┌──
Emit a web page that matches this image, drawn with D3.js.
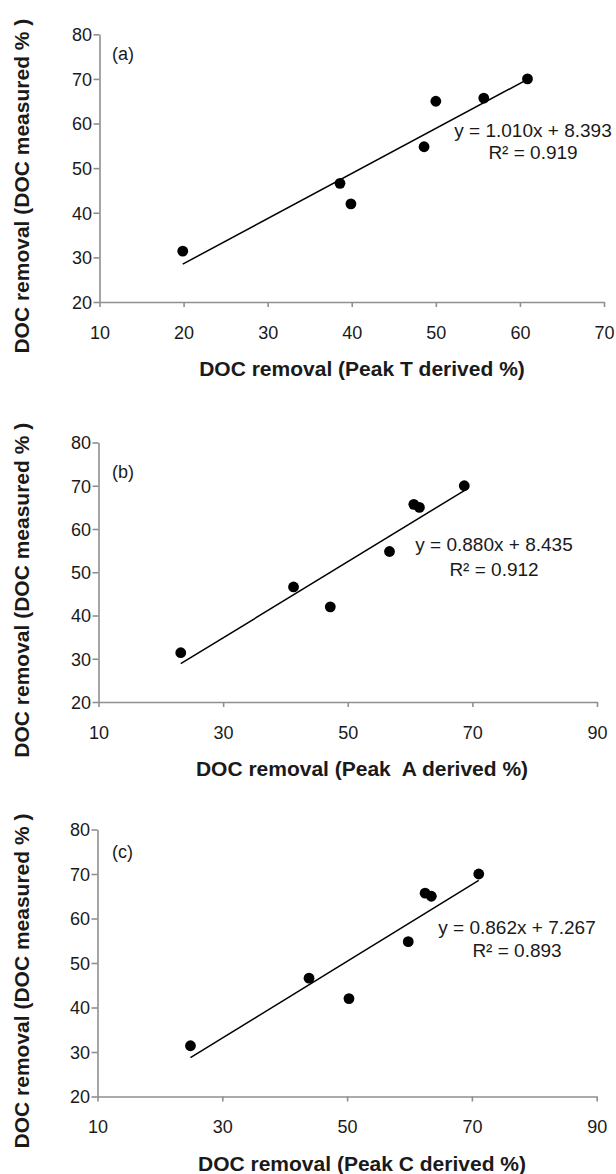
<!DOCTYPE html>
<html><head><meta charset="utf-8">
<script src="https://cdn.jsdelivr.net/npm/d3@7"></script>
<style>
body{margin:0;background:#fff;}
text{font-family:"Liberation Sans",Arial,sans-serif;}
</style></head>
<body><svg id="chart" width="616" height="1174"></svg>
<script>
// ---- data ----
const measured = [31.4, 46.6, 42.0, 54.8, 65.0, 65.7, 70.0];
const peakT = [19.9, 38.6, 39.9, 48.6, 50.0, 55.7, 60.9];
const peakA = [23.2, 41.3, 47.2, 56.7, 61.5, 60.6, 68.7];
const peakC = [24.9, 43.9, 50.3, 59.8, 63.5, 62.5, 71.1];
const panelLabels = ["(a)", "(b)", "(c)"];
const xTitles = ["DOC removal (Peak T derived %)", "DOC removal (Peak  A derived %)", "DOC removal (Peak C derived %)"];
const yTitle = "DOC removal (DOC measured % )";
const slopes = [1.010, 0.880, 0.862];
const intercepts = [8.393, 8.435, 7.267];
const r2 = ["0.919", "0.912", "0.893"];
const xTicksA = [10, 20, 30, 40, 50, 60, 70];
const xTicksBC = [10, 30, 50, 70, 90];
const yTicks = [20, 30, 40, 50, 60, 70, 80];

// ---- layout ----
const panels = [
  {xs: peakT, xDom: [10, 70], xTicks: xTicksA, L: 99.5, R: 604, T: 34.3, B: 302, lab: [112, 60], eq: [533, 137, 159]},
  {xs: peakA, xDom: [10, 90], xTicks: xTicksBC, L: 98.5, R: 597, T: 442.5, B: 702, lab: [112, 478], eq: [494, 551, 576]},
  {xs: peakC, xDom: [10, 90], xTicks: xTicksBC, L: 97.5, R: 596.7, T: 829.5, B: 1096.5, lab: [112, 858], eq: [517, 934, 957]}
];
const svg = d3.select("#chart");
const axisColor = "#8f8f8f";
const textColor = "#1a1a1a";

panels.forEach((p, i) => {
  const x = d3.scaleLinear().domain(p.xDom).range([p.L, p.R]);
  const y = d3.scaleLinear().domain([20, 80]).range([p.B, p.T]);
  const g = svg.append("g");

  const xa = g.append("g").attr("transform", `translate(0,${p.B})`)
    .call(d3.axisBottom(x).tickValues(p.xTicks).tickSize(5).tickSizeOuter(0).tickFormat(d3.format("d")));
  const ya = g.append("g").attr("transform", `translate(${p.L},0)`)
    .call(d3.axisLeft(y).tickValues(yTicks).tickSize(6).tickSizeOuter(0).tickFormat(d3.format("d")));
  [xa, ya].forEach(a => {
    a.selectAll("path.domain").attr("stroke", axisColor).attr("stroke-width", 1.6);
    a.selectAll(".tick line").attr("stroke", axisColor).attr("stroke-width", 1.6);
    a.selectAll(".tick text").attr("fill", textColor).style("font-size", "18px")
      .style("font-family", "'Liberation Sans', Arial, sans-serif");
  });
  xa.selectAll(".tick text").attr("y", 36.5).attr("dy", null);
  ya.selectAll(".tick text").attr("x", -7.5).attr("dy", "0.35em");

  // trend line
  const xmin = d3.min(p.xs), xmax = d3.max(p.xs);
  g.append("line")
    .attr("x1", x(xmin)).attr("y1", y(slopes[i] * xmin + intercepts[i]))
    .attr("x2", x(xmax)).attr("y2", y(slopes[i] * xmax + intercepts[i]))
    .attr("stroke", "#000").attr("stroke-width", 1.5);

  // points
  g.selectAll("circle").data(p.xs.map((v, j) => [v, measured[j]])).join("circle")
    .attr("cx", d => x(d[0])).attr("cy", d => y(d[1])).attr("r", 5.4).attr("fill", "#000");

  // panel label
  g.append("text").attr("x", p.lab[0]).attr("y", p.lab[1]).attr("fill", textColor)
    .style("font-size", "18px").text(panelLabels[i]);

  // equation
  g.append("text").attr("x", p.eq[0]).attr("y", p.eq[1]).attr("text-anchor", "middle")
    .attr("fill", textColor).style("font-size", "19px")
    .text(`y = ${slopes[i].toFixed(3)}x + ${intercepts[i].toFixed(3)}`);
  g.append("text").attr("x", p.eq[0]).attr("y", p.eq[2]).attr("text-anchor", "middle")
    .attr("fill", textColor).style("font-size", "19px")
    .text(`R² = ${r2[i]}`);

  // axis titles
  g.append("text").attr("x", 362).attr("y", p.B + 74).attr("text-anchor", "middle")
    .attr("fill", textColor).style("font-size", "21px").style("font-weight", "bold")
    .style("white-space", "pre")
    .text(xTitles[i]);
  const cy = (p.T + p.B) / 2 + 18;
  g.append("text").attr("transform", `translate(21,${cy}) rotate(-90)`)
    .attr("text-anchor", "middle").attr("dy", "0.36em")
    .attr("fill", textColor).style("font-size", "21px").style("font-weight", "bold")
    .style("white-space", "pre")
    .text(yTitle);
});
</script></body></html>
└──
┌──
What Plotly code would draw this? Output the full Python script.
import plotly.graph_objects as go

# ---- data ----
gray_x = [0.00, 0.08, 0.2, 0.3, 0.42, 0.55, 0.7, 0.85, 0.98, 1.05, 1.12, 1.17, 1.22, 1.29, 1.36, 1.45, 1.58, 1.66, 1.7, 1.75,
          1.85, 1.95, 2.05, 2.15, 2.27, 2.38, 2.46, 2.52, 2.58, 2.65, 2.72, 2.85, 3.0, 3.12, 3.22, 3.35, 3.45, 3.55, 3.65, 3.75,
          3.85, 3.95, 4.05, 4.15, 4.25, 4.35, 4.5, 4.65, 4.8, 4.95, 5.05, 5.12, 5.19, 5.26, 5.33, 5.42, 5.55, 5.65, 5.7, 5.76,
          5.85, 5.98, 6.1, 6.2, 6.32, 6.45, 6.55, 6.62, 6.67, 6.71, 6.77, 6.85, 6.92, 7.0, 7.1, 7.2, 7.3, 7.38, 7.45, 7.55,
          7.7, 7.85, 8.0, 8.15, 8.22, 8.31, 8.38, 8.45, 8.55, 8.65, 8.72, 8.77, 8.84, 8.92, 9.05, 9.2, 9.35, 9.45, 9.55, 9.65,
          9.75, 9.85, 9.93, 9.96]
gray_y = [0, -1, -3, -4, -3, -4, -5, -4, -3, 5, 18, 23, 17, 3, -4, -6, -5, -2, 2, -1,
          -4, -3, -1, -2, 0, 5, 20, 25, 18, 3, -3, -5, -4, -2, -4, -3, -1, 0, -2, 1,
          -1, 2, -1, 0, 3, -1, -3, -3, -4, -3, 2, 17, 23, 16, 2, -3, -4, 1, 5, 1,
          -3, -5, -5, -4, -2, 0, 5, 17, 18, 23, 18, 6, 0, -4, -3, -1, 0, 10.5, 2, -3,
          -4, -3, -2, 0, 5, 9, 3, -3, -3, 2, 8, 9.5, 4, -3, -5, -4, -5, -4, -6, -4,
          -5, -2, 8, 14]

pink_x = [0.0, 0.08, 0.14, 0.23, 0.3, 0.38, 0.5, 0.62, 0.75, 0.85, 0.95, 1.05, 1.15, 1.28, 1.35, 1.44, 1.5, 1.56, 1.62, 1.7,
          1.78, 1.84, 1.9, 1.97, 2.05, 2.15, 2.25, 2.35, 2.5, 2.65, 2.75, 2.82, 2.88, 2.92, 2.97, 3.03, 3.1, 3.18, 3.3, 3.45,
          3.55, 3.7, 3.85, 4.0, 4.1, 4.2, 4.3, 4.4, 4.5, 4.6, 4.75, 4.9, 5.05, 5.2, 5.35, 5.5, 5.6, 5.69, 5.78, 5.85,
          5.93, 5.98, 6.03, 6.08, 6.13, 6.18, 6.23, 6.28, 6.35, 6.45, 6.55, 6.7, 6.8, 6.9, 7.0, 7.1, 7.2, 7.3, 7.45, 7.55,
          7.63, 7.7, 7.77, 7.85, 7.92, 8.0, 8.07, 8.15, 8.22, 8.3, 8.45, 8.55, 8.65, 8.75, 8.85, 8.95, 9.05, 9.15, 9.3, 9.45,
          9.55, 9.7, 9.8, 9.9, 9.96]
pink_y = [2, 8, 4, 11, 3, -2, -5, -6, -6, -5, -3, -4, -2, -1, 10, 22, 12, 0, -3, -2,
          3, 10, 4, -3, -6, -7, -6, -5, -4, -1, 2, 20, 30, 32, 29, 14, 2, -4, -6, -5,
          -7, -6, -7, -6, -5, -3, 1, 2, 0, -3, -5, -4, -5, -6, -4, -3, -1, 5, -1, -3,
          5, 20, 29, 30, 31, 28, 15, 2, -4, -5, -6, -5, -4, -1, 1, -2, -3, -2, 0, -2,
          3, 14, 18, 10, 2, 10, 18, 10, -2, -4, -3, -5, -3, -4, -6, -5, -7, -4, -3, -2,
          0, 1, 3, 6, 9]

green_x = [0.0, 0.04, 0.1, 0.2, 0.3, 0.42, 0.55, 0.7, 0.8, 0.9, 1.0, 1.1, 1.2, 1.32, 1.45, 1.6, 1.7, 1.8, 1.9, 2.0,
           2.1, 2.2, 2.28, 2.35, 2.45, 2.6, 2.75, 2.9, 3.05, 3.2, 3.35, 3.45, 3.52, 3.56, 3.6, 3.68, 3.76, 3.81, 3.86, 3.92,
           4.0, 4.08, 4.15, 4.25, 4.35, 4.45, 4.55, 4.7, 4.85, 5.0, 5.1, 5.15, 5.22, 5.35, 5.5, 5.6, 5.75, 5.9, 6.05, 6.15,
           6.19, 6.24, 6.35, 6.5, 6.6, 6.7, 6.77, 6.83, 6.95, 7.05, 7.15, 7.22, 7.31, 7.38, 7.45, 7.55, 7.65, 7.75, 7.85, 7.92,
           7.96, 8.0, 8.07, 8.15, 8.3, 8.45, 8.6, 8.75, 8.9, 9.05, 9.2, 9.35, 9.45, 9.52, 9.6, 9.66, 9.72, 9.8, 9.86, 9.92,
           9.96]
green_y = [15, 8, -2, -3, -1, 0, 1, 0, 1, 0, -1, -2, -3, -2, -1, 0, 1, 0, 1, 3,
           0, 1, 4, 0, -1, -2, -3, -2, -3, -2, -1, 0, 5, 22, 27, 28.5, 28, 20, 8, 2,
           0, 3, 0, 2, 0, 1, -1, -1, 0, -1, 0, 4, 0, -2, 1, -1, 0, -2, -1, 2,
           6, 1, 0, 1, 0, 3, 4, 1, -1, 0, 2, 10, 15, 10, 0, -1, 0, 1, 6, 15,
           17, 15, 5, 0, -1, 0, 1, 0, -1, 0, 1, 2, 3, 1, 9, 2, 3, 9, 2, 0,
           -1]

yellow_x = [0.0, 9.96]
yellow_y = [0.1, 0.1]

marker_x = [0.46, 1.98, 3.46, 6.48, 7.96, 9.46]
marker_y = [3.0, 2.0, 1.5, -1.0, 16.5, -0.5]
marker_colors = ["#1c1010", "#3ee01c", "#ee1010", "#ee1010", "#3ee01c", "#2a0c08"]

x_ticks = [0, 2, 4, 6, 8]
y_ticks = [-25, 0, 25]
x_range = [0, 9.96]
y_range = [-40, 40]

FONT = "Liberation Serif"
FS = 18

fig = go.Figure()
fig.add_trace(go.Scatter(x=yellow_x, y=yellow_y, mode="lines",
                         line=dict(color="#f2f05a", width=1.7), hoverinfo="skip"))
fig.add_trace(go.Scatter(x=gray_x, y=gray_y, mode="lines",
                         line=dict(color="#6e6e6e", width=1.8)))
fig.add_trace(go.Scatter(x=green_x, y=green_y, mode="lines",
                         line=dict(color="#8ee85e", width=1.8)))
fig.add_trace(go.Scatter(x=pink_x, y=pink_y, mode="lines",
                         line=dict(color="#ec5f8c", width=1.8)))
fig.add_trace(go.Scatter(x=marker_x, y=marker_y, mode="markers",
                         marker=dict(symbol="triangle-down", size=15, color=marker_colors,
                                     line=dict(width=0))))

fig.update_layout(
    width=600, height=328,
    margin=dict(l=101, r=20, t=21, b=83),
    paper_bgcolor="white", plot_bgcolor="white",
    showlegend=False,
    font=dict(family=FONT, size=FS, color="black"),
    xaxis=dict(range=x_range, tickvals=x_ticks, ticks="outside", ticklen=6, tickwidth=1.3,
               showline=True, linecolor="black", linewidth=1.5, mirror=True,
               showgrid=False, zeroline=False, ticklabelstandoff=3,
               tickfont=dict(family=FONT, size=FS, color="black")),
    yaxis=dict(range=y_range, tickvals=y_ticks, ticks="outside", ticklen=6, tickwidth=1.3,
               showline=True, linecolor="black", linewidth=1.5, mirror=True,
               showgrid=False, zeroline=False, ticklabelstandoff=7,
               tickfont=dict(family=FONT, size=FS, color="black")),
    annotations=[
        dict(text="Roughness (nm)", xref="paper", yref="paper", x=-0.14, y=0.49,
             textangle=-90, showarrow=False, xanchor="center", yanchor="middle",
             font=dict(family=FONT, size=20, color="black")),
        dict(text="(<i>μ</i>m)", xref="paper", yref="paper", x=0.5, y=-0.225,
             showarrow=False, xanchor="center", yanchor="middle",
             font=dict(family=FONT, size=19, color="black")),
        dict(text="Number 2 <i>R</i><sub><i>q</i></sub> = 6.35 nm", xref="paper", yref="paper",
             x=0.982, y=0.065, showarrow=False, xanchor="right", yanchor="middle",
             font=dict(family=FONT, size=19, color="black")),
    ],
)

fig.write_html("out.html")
└──
┌──
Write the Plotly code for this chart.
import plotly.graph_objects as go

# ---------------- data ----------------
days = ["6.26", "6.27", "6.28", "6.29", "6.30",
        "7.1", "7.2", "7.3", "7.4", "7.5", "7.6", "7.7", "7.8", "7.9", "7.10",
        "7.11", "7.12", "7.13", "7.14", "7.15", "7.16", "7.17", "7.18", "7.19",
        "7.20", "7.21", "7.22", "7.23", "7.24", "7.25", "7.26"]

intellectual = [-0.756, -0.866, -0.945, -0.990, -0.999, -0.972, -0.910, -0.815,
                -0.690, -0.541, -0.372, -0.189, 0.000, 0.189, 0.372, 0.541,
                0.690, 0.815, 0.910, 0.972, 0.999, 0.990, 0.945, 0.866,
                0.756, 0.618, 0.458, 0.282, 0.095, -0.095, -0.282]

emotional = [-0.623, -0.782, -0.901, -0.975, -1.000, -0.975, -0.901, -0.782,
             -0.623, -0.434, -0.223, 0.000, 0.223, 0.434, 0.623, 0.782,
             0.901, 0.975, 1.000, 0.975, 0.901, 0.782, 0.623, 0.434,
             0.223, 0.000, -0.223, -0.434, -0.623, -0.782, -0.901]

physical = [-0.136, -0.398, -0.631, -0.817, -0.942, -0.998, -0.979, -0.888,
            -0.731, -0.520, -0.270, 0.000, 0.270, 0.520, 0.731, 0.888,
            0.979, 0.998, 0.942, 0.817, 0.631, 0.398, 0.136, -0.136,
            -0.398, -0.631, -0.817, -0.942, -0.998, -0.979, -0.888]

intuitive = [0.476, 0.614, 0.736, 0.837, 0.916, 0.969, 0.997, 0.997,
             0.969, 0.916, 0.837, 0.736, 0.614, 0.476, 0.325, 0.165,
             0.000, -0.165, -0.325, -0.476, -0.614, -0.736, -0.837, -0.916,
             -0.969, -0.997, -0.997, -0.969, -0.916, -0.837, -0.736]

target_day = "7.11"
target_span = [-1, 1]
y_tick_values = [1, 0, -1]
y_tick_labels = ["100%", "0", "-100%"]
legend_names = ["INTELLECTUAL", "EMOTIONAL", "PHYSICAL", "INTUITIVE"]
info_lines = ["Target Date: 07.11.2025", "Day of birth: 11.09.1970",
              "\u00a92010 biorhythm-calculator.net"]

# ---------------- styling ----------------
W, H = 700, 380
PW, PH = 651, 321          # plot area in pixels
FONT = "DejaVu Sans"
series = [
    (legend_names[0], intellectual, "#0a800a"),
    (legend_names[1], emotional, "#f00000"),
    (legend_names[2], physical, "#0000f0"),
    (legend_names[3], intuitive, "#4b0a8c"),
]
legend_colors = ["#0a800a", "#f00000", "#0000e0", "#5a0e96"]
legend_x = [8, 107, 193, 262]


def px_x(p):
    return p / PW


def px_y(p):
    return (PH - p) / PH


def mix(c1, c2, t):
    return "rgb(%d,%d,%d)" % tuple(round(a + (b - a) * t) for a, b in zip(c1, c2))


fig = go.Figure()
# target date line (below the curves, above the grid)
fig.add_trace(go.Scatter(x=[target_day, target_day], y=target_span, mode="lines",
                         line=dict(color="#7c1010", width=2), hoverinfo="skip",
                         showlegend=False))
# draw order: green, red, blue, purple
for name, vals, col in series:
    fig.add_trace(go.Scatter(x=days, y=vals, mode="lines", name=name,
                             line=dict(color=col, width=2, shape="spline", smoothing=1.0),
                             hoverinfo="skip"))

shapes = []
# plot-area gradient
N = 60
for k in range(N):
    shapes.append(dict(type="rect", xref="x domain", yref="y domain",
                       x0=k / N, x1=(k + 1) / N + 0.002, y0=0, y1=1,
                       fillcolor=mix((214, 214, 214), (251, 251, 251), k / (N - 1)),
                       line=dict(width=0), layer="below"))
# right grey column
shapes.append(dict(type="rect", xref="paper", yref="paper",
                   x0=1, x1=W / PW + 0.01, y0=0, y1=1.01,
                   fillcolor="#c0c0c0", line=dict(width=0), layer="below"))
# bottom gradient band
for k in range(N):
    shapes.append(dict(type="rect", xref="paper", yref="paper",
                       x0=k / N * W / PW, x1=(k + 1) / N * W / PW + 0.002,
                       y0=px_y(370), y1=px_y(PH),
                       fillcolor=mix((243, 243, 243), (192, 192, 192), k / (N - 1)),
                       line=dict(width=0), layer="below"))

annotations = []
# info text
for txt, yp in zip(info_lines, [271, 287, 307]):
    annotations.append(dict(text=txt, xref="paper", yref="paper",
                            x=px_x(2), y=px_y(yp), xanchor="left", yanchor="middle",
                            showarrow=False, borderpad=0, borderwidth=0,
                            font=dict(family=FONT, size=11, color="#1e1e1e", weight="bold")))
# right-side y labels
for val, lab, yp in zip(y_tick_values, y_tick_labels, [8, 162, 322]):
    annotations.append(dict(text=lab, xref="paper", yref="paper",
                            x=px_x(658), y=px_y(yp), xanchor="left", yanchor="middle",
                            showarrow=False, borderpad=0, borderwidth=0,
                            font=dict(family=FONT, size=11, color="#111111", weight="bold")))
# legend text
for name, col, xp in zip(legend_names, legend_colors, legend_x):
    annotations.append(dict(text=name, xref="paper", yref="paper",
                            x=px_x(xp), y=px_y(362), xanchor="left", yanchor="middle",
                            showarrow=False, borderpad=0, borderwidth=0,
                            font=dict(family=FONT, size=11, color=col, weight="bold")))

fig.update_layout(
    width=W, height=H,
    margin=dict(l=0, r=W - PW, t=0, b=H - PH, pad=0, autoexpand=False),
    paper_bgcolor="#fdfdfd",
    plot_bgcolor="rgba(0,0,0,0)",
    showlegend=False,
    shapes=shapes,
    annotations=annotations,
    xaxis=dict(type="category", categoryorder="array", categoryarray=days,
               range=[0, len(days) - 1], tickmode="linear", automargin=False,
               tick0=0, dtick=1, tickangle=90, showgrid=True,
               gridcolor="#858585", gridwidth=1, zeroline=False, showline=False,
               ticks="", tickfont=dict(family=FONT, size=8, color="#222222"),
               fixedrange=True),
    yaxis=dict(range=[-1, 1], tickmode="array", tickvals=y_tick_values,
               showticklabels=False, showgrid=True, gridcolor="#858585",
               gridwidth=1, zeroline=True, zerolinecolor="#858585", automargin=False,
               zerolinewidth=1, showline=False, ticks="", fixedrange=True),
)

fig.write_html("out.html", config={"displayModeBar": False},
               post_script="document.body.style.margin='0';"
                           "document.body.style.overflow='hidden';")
└──
▶ _WORK INSTRUCTIONS_
From the line with "Write the Plotly code for this chart." through the line with "0.223, 0.000, -0.223, -0.434, -0.623, -0.782, -0.901]", repeat every line exactly, both ends included, and nothing outside that range.

▶ _TASK SOLUTION_
Write the Plotly code for this chart.
import plotly.graph_objects as go

# ---------------- data ----------------
days = ["6.26", "6.27", "6.28", "6.29", "6.30",
        "7.1", "7.2", "7.3", "7.4", "7.5", "7.6", "7.7", "7.8", "7.9", "7.10",
        "7.11", "7.12", "7.13", "7.14", "7.15", "7.16", "7.17", "7.18", "7.19",
        "7.20", "7.21", "7.22", "7.23", "7.24", "7.25", "7.26"]

intellectual = [-0.756, -0.866, -0.945, -0.990, -0.999, -0.972, -0.910, -0.815,
                -0.690, -0.541, -0.372, -0.189, 0.000, 0.189, 0.372, 0.541,
                0.690, 0.815, 0.910, 0.972, 0.999, 0.990, 0.945, 0.866,
                0.756, 0.618, 0.458, 0.282, 0.095, -0.095, -0.282]

emotional = [-0.623, -0.782, -0.901, -0.975, -1.000, -0.975, -0.901, -0.782,
             -0.623, -0.434, -0.223, 0.000, 0.223, 0.434, 0.623, 0.782,
             0.901, 0.975, 1.000, 0.975, 0.901, 0.782, 0.623, 0.434,
             0.223, 0.000, -0.223, -0.434, -0.623, -0.782, -0.901]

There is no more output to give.